### EXTRACTED RECORDS
.....
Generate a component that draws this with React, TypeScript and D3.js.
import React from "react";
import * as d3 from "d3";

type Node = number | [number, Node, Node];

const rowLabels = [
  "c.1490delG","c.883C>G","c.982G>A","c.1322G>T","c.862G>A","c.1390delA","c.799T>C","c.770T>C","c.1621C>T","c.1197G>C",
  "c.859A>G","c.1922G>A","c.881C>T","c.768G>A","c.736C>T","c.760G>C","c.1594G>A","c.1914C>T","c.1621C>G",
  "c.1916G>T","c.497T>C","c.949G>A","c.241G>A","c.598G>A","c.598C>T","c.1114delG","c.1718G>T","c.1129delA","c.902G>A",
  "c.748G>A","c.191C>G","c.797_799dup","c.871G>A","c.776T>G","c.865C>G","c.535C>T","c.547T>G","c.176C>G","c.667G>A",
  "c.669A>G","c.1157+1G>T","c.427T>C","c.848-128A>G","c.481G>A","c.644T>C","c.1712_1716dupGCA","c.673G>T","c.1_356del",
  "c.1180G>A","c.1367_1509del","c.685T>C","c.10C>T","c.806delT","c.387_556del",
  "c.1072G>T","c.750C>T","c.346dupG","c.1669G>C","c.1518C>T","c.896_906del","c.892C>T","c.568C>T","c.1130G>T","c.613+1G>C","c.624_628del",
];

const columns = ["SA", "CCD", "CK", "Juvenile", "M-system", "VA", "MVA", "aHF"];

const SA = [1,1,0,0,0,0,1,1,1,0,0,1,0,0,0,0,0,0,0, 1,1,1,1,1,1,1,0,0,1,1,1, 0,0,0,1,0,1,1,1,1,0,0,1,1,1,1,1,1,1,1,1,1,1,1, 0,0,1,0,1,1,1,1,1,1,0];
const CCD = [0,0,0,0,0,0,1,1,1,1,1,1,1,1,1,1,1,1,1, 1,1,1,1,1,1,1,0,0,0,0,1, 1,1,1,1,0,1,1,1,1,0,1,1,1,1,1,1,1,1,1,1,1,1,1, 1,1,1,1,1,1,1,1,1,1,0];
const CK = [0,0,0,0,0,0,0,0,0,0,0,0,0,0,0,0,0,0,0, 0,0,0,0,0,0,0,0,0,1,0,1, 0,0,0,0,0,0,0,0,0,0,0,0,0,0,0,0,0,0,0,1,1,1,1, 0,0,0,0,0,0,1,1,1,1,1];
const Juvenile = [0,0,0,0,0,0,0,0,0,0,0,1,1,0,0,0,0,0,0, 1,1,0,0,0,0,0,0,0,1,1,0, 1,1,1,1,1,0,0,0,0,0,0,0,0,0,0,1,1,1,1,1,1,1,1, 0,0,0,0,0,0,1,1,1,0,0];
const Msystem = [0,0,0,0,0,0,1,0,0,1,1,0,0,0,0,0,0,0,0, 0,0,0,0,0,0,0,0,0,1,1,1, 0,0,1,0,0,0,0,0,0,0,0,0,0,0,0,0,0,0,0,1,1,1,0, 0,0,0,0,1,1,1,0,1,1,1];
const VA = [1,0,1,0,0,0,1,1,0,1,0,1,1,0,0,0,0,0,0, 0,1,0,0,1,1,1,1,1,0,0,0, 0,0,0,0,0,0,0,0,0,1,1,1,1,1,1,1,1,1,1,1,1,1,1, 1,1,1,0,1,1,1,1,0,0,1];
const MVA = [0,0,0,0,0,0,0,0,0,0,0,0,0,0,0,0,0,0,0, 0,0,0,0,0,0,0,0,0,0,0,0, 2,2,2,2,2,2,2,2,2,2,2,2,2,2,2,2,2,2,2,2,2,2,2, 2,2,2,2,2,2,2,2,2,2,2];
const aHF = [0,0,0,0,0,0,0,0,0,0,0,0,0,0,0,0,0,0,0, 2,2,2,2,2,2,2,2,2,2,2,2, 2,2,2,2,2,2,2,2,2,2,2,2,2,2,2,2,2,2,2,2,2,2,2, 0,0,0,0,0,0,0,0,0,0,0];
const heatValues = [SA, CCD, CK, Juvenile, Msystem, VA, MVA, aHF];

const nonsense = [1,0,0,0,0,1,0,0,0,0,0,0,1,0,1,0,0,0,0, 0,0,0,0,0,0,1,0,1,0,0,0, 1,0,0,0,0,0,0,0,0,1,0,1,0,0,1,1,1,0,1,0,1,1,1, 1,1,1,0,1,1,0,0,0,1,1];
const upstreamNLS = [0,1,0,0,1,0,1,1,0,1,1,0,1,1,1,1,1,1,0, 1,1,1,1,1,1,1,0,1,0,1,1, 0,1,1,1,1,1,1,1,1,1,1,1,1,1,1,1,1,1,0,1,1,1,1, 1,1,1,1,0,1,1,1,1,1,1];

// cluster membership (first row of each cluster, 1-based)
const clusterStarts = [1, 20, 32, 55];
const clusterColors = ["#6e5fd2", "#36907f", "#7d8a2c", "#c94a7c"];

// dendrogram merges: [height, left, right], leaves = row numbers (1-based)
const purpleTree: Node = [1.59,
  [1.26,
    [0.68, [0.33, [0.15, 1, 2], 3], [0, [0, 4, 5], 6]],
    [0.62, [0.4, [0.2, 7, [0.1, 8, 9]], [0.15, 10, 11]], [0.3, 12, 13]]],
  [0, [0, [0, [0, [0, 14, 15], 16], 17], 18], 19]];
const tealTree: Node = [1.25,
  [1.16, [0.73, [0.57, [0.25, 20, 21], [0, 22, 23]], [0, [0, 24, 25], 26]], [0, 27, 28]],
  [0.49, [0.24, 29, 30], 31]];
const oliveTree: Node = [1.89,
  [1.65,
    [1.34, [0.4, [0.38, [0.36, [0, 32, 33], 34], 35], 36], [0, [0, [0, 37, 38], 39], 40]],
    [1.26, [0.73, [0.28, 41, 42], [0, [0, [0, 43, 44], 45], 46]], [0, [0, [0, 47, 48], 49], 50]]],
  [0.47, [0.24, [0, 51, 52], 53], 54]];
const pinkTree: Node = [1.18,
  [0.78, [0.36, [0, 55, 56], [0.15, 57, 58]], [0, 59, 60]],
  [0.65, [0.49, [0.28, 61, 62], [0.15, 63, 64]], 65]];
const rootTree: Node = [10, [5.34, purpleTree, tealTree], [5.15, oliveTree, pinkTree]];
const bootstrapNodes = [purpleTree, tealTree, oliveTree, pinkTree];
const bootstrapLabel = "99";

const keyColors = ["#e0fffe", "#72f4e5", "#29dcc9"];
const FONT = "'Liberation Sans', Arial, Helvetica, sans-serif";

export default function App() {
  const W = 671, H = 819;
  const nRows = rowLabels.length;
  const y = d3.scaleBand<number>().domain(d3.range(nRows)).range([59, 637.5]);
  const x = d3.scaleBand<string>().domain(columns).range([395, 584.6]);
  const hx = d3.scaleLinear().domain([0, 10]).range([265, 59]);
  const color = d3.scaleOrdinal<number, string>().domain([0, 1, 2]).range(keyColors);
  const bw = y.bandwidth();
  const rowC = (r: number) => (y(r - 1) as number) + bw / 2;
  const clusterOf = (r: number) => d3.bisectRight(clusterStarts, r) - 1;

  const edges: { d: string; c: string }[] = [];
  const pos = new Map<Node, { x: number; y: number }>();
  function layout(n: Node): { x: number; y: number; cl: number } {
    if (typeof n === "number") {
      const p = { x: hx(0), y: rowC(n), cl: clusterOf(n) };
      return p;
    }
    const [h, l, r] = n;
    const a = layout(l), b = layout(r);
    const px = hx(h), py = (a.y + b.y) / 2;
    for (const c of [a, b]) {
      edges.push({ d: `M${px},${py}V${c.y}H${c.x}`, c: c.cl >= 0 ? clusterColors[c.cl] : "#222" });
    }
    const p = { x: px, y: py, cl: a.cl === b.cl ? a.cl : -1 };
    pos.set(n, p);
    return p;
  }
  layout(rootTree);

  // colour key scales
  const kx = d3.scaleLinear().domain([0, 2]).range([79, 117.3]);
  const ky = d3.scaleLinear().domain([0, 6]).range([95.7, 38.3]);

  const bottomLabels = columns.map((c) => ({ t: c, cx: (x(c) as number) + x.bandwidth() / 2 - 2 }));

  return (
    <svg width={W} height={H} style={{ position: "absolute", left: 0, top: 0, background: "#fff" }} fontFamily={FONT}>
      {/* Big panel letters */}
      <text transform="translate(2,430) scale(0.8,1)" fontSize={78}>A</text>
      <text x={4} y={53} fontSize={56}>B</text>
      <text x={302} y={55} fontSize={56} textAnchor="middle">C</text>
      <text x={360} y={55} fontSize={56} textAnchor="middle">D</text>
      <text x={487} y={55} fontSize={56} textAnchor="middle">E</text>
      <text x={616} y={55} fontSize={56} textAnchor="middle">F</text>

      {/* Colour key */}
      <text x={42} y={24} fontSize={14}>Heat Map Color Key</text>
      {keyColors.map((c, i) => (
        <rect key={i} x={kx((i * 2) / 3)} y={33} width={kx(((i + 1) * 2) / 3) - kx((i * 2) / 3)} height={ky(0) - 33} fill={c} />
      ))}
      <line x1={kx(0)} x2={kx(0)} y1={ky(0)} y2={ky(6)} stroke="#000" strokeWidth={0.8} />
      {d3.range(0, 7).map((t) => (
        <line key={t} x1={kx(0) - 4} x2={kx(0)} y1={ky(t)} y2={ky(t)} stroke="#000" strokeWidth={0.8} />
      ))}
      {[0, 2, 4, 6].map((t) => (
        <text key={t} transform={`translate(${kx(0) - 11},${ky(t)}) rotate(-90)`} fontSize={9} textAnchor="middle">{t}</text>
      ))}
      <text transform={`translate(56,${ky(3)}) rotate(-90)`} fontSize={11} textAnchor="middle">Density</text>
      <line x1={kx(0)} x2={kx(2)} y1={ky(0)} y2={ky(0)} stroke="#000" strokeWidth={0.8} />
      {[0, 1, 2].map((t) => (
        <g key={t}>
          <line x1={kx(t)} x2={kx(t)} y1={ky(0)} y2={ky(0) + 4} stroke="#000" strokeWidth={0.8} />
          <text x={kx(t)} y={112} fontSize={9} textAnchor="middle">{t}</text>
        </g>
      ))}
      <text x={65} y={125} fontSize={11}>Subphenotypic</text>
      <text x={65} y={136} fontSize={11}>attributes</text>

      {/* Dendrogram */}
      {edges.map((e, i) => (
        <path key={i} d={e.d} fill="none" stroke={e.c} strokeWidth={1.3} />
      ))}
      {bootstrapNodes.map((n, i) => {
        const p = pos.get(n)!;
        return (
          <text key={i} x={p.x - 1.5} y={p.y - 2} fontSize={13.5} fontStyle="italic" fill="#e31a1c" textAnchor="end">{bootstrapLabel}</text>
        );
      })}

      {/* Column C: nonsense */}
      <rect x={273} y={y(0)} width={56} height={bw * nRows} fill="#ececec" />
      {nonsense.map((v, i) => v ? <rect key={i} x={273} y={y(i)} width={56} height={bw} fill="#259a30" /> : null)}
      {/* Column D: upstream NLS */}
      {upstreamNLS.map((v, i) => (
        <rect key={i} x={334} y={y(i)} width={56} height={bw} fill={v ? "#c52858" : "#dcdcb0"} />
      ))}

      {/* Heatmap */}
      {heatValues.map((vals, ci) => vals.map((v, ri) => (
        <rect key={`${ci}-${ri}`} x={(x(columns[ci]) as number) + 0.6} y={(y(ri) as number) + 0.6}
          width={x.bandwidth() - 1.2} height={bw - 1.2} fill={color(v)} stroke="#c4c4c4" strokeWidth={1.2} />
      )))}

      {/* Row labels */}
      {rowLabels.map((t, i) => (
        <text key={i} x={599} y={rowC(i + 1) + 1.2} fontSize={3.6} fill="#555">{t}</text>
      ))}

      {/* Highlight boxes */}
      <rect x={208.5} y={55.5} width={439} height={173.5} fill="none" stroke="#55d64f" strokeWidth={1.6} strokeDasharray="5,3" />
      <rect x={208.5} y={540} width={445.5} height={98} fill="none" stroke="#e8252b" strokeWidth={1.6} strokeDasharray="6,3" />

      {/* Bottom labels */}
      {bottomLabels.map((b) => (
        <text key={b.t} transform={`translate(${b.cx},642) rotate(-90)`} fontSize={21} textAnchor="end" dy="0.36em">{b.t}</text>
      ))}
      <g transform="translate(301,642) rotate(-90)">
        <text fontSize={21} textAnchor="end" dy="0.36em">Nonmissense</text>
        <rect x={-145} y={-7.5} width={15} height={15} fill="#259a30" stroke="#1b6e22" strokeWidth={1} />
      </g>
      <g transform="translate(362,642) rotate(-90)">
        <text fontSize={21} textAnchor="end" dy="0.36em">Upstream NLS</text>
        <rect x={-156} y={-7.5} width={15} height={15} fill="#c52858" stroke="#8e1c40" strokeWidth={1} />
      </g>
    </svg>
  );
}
.....
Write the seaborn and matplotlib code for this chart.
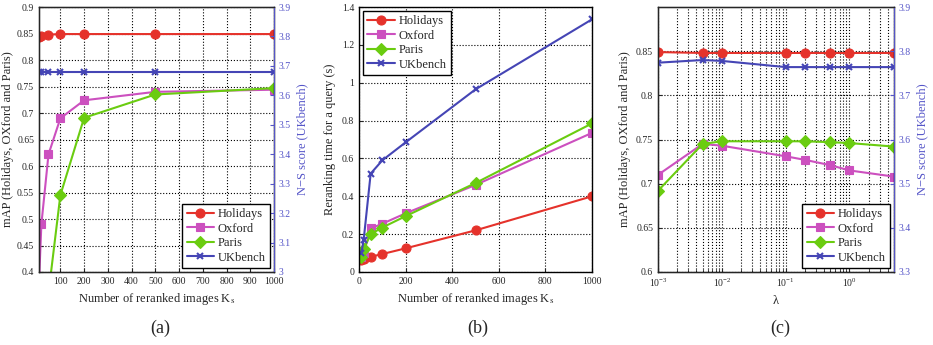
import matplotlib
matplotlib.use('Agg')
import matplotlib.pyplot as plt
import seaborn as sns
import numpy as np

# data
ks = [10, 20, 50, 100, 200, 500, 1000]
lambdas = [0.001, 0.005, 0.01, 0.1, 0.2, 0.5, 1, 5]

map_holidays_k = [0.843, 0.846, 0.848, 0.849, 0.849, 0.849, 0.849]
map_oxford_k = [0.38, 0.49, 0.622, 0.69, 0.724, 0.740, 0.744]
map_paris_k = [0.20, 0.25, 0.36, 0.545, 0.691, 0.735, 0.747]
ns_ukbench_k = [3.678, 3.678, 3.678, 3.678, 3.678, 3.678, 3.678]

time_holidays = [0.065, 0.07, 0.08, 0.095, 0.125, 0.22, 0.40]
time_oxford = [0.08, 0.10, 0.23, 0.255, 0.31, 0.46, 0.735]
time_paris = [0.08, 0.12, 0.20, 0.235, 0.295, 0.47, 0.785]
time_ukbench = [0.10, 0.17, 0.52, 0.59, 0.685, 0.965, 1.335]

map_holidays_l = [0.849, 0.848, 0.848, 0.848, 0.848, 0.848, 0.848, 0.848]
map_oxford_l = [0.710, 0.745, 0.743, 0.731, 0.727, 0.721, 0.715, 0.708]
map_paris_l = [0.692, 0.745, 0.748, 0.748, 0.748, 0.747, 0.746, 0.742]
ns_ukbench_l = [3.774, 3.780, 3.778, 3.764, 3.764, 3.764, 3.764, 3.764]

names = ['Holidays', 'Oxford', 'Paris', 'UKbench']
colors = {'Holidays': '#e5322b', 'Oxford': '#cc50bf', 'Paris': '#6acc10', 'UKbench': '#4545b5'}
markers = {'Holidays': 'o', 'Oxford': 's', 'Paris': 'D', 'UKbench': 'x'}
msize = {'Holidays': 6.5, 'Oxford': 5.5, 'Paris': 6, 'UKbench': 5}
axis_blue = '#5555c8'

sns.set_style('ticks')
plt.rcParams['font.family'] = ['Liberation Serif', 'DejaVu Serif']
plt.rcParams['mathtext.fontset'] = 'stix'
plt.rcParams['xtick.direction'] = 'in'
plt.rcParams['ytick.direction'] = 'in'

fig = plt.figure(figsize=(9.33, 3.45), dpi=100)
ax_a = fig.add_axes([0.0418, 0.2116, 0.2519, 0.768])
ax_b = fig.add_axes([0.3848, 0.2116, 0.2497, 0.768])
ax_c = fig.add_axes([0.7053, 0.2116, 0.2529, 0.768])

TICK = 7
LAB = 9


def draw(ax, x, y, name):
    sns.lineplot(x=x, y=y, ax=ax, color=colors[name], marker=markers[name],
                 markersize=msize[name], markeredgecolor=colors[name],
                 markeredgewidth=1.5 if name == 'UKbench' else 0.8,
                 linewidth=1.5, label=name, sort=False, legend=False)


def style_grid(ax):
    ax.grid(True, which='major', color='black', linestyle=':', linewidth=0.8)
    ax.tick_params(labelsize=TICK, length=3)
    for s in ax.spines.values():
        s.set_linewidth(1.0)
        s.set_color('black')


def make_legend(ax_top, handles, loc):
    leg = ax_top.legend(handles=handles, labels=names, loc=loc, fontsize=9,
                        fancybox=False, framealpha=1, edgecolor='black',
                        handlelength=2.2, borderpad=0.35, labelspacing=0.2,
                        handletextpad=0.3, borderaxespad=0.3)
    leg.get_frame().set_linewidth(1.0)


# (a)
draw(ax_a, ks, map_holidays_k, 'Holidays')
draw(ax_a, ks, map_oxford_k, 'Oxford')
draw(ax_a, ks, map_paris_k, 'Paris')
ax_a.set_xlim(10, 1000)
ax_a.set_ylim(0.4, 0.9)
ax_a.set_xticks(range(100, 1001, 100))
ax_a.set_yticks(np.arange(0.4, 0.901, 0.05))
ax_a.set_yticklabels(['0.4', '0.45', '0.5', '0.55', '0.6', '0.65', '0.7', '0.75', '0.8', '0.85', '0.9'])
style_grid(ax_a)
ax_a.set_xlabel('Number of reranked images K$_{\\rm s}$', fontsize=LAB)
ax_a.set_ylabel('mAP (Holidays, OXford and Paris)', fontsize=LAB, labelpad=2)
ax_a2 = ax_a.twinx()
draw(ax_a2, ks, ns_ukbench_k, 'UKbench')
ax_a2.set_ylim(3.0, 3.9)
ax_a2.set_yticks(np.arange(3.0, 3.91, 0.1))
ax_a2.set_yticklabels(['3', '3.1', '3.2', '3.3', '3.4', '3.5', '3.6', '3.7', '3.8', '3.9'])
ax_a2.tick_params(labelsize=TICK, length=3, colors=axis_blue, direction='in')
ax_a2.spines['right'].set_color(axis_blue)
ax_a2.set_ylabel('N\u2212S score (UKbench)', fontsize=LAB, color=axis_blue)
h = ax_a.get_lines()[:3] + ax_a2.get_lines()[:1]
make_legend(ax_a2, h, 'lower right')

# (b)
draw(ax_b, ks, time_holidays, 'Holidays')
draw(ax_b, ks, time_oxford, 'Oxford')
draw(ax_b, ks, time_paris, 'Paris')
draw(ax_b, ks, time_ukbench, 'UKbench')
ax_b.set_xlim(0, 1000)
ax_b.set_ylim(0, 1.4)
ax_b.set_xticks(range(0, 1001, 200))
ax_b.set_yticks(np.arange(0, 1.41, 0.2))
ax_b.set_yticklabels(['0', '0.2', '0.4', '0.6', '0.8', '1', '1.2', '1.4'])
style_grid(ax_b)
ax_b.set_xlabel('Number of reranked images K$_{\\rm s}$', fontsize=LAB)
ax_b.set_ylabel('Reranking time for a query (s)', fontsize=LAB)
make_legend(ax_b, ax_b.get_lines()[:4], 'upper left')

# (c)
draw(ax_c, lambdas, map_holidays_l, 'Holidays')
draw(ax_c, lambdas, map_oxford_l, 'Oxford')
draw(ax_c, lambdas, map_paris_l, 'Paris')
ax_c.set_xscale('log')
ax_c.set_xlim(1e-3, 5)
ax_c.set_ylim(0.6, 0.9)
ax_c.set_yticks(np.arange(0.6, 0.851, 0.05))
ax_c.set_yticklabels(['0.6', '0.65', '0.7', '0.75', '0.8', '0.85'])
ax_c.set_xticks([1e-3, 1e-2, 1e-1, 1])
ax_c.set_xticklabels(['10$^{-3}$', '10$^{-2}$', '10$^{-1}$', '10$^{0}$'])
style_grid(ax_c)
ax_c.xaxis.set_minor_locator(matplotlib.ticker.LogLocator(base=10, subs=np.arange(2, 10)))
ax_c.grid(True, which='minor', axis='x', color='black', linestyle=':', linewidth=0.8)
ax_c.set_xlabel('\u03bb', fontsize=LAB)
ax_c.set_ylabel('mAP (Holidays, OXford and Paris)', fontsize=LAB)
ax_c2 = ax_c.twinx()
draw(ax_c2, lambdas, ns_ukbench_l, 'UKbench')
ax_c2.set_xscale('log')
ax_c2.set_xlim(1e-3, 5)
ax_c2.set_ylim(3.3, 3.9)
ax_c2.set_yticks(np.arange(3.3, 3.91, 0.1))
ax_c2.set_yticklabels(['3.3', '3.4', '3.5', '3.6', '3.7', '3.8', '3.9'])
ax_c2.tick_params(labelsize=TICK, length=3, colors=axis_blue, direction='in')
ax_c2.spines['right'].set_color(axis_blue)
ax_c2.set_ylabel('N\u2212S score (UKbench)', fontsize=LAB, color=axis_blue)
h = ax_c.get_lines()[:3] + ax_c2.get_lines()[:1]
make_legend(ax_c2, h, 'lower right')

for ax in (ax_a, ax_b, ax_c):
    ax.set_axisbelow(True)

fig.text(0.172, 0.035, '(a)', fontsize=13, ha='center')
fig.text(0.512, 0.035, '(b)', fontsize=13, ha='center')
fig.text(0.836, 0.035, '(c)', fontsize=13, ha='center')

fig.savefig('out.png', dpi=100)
.....
### WHAT IS ASKED
In the listing above, locate the line with "Generate a component" and the line with "type Node = number | [number, Node, Node];", then extract exactly those lines and every line between them, and nothing more.

### RESPONSE
Generate a component that draws this with React, TypeScript and D3.js.
import React from "react";
import * as d3 from "d3";

type Node = number | [number, Node, Node];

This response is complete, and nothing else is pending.